-------- Given data

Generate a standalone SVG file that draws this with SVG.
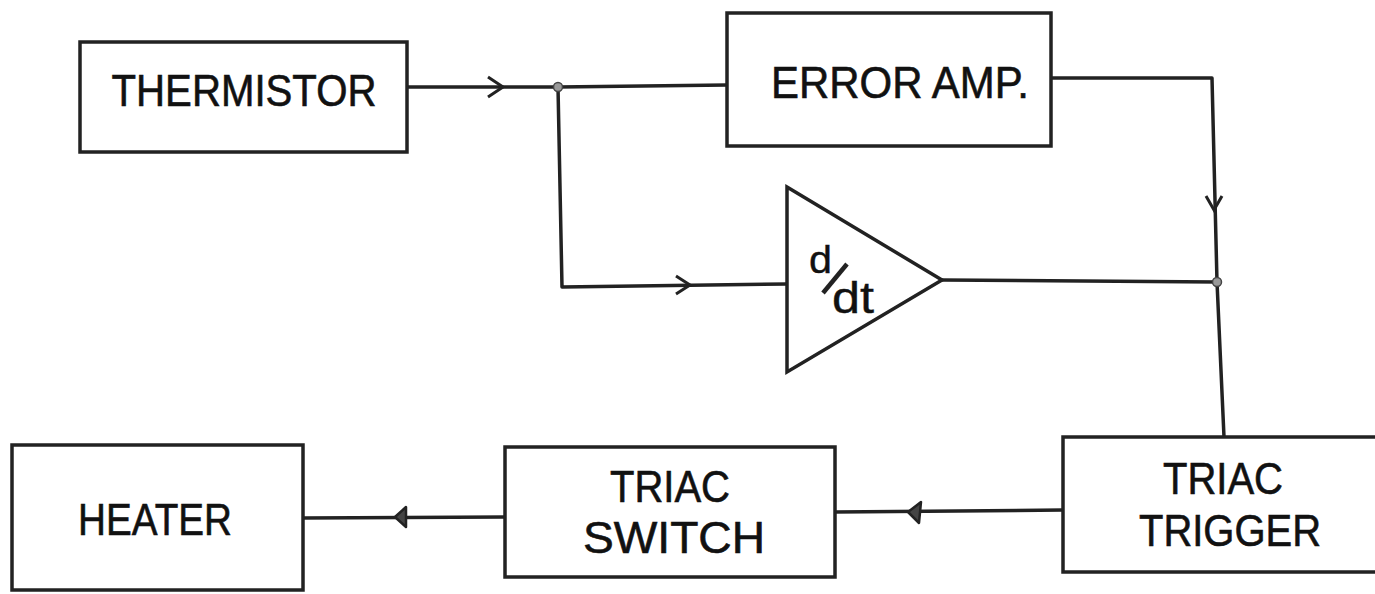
<svg xmlns="http://www.w3.org/2000/svg" width="1375" height="594" viewBox="0 0 1375 594">
<style>
.box{fill:#fff;stroke:#222;stroke-width:3.5}
.ln{fill:none;stroke:#222;stroke-width:3.5;stroke-linejoin:round}
.open{fill:none;stroke:#222;stroke-width:3}
.solid{fill:#444;stroke:#222;stroke-width:2.5;stroke-linejoin:round}
.dot{fill:#999;stroke:#444;stroke-width:1.5}
.t{font-family:"Liberation Sans",Arial,sans-serif;font-size:44px;fill:#111;text-anchor:middle;stroke:#111;stroke-width:0.6}
.dd{font-family:"Liberation Sans",Arial,sans-serif;fill:#111;stroke:#111;stroke-width:0.4}
</style>
<rect width="1375" height="594" fill="#fff"/>
<g id="connectors">
<path class="ln" d="M407 87 L558 87 L727 85"/>
<path class="ln" d="M558 87 L562 287 L787 284"/>
<path class="ln" d="M942 280 L1217 282"/>
<path class="ln" d="M1051 78 L1212 78 L1217 282 L1224 437"/>
<path class="ln" d="M1063 510 L835 512"/>
<path class="ln" d="M505 517 L303 518"/>
<path class="open" d="M488 77 L503 87 L488 97"/>
<path class="open" d="M676 276 L690 285 L676 294"/>
<path class="open" d="M1206 196 L1214 210 L1222 196"/>
<path class="solid" d="M395 517 L406 507 L406 527 Z"/>
<path class="solid" d="M908 512 L921 502 L919 523 Z"/>
<circle class="dot" cx="558" cy="87" r="4.5"/>
<circle class="dot" cx="1217" cy="282" r="4.5"/>
</g>
<g id="thermistor">
<rect class="box" x="80" y="42" width="327" height="110"/>
<text class="t" x="244" y="106" textLength="265" lengthAdjust="spacingAndGlyphs">THERMISTOR</text>
</g>
<g id="error-amp">
<rect class="box" x="727" y="13" width="324" height="133"/>
<text class="t" x="900" y="98" textLength="258" lengthAdjust="spacingAndGlyphs">ERROR AMP.</text>
</g>
<g id="differentiator">
<path class="box" d="M787 187 L942 280 L787 372 Z"/>
<text class="dd" x="809" y="273" font-size="39" textLength="23" lengthAdjust="spacingAndGlyphs">d</text>
<line x1="823" y1="293" x2="847" y2="264" stroke="#222" stroke-width="4.5"/>
<text class="dd" x="832" y="313" font-size="45" textLength="42" lengthAdjust="spacingAndGlyphs">dt</text>
</g>
<g id="triac-trigger">
<rect class="box" x="1063" y="437" width="318" height="135"/>
<text class="t" x="1223" y="494" textLength="120" lengthAdjust="spacingAndGlyphs">TRIAC</text>
<text class="t" x="1230" y="546" textLength="182" lengthAdjust="spacingAndGlyphs">TRIGGER</text>
</g>
<g id="triac-switch">
<rect class="box" x="505" y="447" width="330" height="130"/>
<text class="t" x="670" y="502" textLength="120" lengthAdjust="spacingAndGlyphs">TRIAC</text>
<text class="t" x="674" y="553" textLength="182" lengthAdjust="spacingAndGlyphs">SWITCH</text>
</g>
<g id="heater">
<rect class="box" x="12" y="445" width="291" height="145"/>
<text class="t" x="155" y="535" textLength="154" lengthAdjust="spacingAndGlyphs">HEATER</text>
</g>
</svg>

----------------

To be done. All the lines above are to be given again exactly as they read, with the pictures removed.

Full output.
Generate a standalone SVG file that draws this with SVG.
<svg xmlns="http://www.w3.org/2000/svg" width="1375" height="594" viewBox="0 0 1375 594">
<style>
.box{fill:#fff;stroke:#222;stroke-width:3.5}
.ln{fill:none;stroke:#222;stroke-width:3.5;stroke-linejoin:round}
.open{fill:none;stroke:#222;stroke-width:3}
.solid{fill:#444;stroke:#222;stroke-width:2.5;stroke-linejoin:round}
.dot{fill:#999;stroke:#444;stroke-width:1.5}
.t{font-family:"Liberation Sans",Arial,sans-serif;font-size:44px;fill:#111;text-anchor:middle;stroke:#111;stroke-width:0.6}
.dd{font-family:"Liberation Sans",Arial,sans-serif;fill:#111;stroke:#111;stroke-width:0.4}
</style>
<rect width="1375" height="594" fill="#fff"/>
<g id="connectors">
<path class="ln" d="M407 87 L558 87 L727 85"/>
<path class="ln" d="M558 87 L562 287 L787 284"/>
<path class="ln" d="M942 280 L1217 282"/>
<path class="ln" d="M1051 78 L1212 78 L1217 282 L1224 437"/>
<path class="ln" d="M1063 510 L835 512"/>
<path class="ln" d="M505 517 L303 518"/>
<path class="open" d="M488 77 L503 87 L488 97"/>
<path class="open" d="M676 276 L690 285 L676 294"/>
<path class="open" d="M1206 196 L1214 210 L1222 196"/>
<path class="solid" d="M395 517 L406 507 L406 527 Z"/>
<path class="solid" d="M908 512 L921 502 L919 523 Z"/>
<circle class="dot" cx="558" cy="87" r="4.5"/>
<circle class="dot" cx="1217" cy="282" r="4.5"/>
</g>
<g id="thermistor">
<rect class="box" x="80" y="42" width="327" height="110"/>
<text class="t" x="244" y="106" textLength="265" lengthAdjust="spacingAndGlyphs">THERMISTOR</text>
</g>
<g id="error-amp">
<rect class="box" x="727" y="13" width="324" height="133"/>
<text class="t" x="900" y="98" textLength="258" lengthAdjust="spacingAndGlyphs">ERROR AMP.</text>
</g>
<g id="differentiator">
<path class="box" d="M787 187 L942 280 L787 372 Z"/>
<text class="dd" x="809" y="273" font-size="39" textLength="23" lengthAdjust="spacingAndGlyphs">d</text>
<line x1="823" y1="293" x2="847" y2="264" stroke="#222" stroke-width="4.5"/>
<text class="dd" x="832" y="313" font-size="45" textLength="42" lengthAdjust="spacingAndGlyphs">dt</text>
</g>
<g id="triac-trigger">
<rect class="box" x="1063" y="437" width="318" height="135"/>
<text class="t" x="1223" y="494" textLength="120" lengthAdjust="spacingAndGlyphs">TRIAC</text>
<text class="t" x="1230" y="546" textLength="182" lengthAdjust="spacingAndGlyphs">TRIGGER</text>
</g>
<g id="triac-switch">
<rect class="box" x="505" y="447" width="330" height="130"/>
<text class="t" x="670" y="502" textLength="120" lengthAdjust="spacingAndGlyphs">TRIAC</text>
<text class="t" x="674" y="553" textLength="182" lengthAdjust="spacingAndGlyphs">SWITCH</text>
</g>
<g id="heater">
<rect class="box" x="12" y="445" width="291" height="145"/>
<text class="t" x="155" y="535" textLength="154" lengthAdjust="spacingAndGlyphs">HEATER</text>
</g>
</svg>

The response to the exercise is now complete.